CERN@school

CERN’s educational programmes have inspired large numbers of physics teachers all over Europe to adopt innovative approaches to teaching.  Becky Parker, a former participant in the High School Teachers (HST) programme, has set up the CERN@school project, in which students are using Medipix chips to study cosmic rays. They have recently designed and are building Lucid, a detector that will be launched into space in 2011.
 

The LUCID detector designed by the Langton school.

Take a school with the declared aim of ‘providing learning experiences which are enjoyable, stimulating and challenging and which encourage critical and innovative thinking’. Add to that a motivated teacher who wants to put it into practice and you have the perfect seeds for growing a new generation of young researchers.

Becky Parker came to CERN in 2007. She observed how cutting-edge research is done here and decided to export it to her school. However, she didn’t just go back to school and make a presentation to her students explaining how CERN works; instead, she took a real detector and started a real research programme with her class.

This is all happening in the UK, not far from Canterbury, the city famous for its cathedral. What these students and their teachers are doing is no less challenging than the construction of a cathedral: they want to change the whole philosophy behind education. Rather than teaching and learning what others have done in the past, they want to MAKE science and directly contribute to real research.

Medipix proved to be a perfect solution for Becky’s revolutionary plans: the technology was easily obtainable from CERN, immediately re-usable and relatively simple to handle for the students. “I visited the Medipix laboratory during one of my visits to CERN”, recollects Becky. “I immediately started thinking of possible ways of using it in my school. Michael Campbell, who is the spokesperson for the Medipix collaboration, had already thought that the Timpepix chips could have a number of uses in school”. For Becky’s students the Timepix chip became a cosmic-ray detector. “You simply connect it to your computer via a USB box developed at the Institute of Experimental and Applied Physics (IEAP) in Prague, then you install the ‘Pixelman’ software developed for the Medipix collaboration by the IEAP and you're ready to go!”, she explains.

Not surprisingly, the students loved working with current technology from CERN and actively started to network with other schools in the country. “The philosophy is totally exportable to other schools across the UK and Europe. We hope to involve many other schools in the project. Each school will have its own Timepix detector and will have access to the CERN@school website so that students can discuss results with each other and with their teachers”, she says. Thanks to a contribution from the Kent Youth Parliament, another ten schools in Kent have recently been able to acquire the detector chips, the USB box and the laptops needed to participate in the project.

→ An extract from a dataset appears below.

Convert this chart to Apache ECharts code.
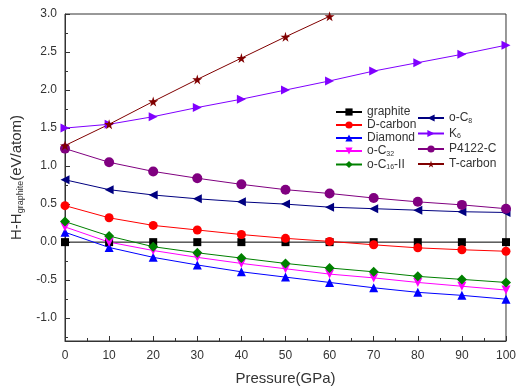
<!DOCTYPE html>
<html>
<head>
<meta charset="utf-8">
<script src="https://cdn.jsdelivr.net/npm/echarts@6/dist/echarts.min.js"></script>
<style>
  html, body { margin: 0; padding: 0; background: #fff; }
  #chart { width: 519px; height: 391px; }
</style>
</head>
<body>
<div id="chart"></div>
<script>
const pressure = [0, 10, 20, 30, 40, 50, 60, 70, 80, 90, 100];

const graphite = [0, 0, 0, 0, 0, 0, 0, 0, 0, 0, 0];
const dCarbon = [0.48, 0.32, 0.22, 0.16, 0.10, 0.05, 0.01, -0.035, -0.075, -0.10, -0.12];
const diamond = [0.13, -0.07, -0.20, -0.30, -0.39, -0.46, -0.53, -0.60, -0.66, -0.70, -0.75];
const oC32 = [0.20, 0.0, -0.11, -0.20, -0.28, -0.35, -0.42, -0.47, -0.53, -0.58, -0.63];
const oC16II = [0.27, 0.08, -0.06, -0.14, -0.21, -0.28, -0.34, -0.39, -0.45, -0.49, -0.53];
const oC8 = [0.82, 0.69, 0.62, 0.57, 0.53, 0.50, 0.46, 0.44, 0.42, 0.40, 0.39];
const k6 = [1.50, 1.55, 1.65, 1.77, 1.88, 2.00, 2.12, 2.25, 2.36, 2.47, 2.59];
const p4122 = [1.23, 1.05, 0.93, 0.84, 0.76, 0.69, 0.64, 0.58, 0.53, 0.49, 0.44];
const tCarbon = [1.27, 1.55, 1.85, 2.14, 2.42, 2.70, 2.97];

const STAR = "path://M50,0 L61,35 L98,35 L68,57 L79,91 L50,70 L21,91 L32,57 L2,35 L39,35 Z";

const font = "'Liberation Sans', Arial, sans-serif";
const txt = "#333";

function pairs(vals) {
  return vals.map((v, i) => [pressure[i], v]);
}

function mk(name, vals, color, symbol, rotate, size) {
  return {
    name: name,
    type: "line",
    data: pairs(vals),
    symbol: symbol,
    symbolRotate: rotate || 0,
    symbolSize: size || 9,
    showAllSymbol: true,
    itemStyle: { color: color },
    lineStyle: { color: color, width: 1 },
    emphasis: { disabled: true },
    z: 3,
  };
}

const labels = {
  "graphite": "{t|graphite}",
  "D-carbon": "{t|D-carbon}",
  "Diamond": "{t|Diamond}",
  "o-C32": "{t|o-C}{s|32}",
  "o-C16-II": "{t|o-C}{s|16}{t|-II}",
  "o-C8": "{t|o-C}{s|8}",
  "K6": "{t|K}{s|6}",
  "P4122-C": "{t|P4122-C}",
  "T-carbon": "{t|T-carbon}",
};

const legendRich = {
  t: { fontFamily: font, fontSize: 12, color: txt },
  s: { fontFamily: font, fontSize: 7, color: txt, verticalAlign: "bottom", padding: [6, 0, 0, 0] },
};

const chart = echarts.init(document.getElementById("chart"));
chart.setOption({
  backgroundColor: "#fff",
  animation: false,
  grid: {
    left: 65,
    right: 11,
    top: 14,
    bottom: 48,
    show: true,
    borderColor: "#333",
    borderWidth: 1,
  },
  legend: [
    {
      data: ["graphite", "D-carbon", "Diamond", "o-C32", "o-C16-II"],
      orient: "vertical",
      left: 330,
      top: 101,
      itemGap: 1,
      itemWidth: 26,
      itemHeight: 9,
      formatter: (n) => labels[n],
      textStyle: { rich: legendRich },
    },
    {
      data: ["o-C8", "K6", "P4122-C", "T-carbon"],
      orient: "vertical",
      left: 412,
      top: 107,
      itemGap: 3,
      itemWidth: 26,
      itemHeight: 9,
      formatter: (n) => labels[n],
      textStyle: { rich: legendRich },
    },
  ],
  xAxis: {
    type: "value",
    min: 0,
    max: 100,
    interval: 10,
    name: "Pressure(GPa)",
    nameLocation: "middle",
    nameGap: 30,
    nameTextStyle: { fontFamily: font, fontSize: 15, color: txt },
    axisLine: { onZero: false, lineStyle: { color: "#333" } },
    axisTick: { inside: true, length: 5, lineStyle: { color: "#333" } },
    minorTick: { show: true, splitNumber: 2, length: 3, lineStyle: { color: "#333" } },
    splitLine: { show: false },
    axisLabel: { fontFamily: font, fontSize: 12, color: txt, margin: 9 },
  },
  yAxis: {
    type: "value",
    min: -1.3,
    max: 3.0,
    splitNumber: 9,
    name: "{t|H-H}{s|graphite}{t|(eV/atom)}",
    nameLocation: "middle",
    nameGap: 40,
    nameTextStyle: {
      rich: {
        t: { fontFamily: font, fontSize: 15, color: txt },
        s: { fontFamily: font, fontSize: 9, color: txt, verticalAlign: "bottom", padding: [8, 0, 0, 0] },
      },
    },
    axisLine: { onZero: false, lineStyle: { color: "#333" } },
    axisTick: { inside: true, length: 5, lineStyle: { color: "#333" } },
    minorTick: { show: true, splitNumber: 2, length: 3, lineStyle: { color: "#333" } },
    splitLine: { show: false },
    axisLabel: {
      fontFamily: font,
      fontSize: 12,
      color: txt,
      margin: 8,
      showMinLabel: false,
      formatter: (v) => v.toFixed(1),
    },
  },
  series: [
    mk("graphite", graphite, "#000000", "rect", 0, 8),
    mk("D-carbon", dCarbon, "#ff0000", "circle", 0, 9),
    mk("Diamond", diamond, "#0000ff", "triangle", 0, 9),
    mk("o-C32", oC32, "#ff00ff", "triangle", 180, 9),
    mk("o-C16-II", oC16II, "#008000", "diamond", 0, 10),
    mk("o-C8", oC8, "#000080", "triangle", 90, 9),
    mk("K6", k6, "#8000ff", "triangle", -90, 9),
    mk("P4122-C", p4122, "#800080", "circle", 0, 10),
    mk("T-carbon", tCarbon, "#800000", STAR, 0, 10),
  ],
});
</script>
</body>
</html>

Moreover, Becky’s school is setting up the Langton Star Centre, a facility that includes labs and seminar rooms. “We can now invite other schools to come and visit us. The new infrastructure will make it easy for us to train them and introduce them to our scientific projects”, Becky comments enthusiastically.

In 2008 the Langton Satellite Team were joint winners of a national competition run by the British National Space Centre. They worked in conjunction with Surrey Satellite Technology Ltd to design a small experiment that would fly on board a small satellite in space. “LUCID (Langton Ultimate Cosmic ray Intensity Detector) will use five Timepix detectors, positioned in a sort of matrix to enable a high angle of resolution for cosmic ray detection, with tracking capabilities”, explains Becky. “It will be launched into space in 2011 on board a satellite built by Surrey Satellite Technology Ltd. The data from the satellite will be made available to the schools involved in the project. Together, we will compare the data taken in space with measurements done on Earth”.

Thanks to its innovative approach to science teaching, about 1% of students studying for physics and engineering degrees at UK universities come from the Simon Langton Grammar School. Bravo!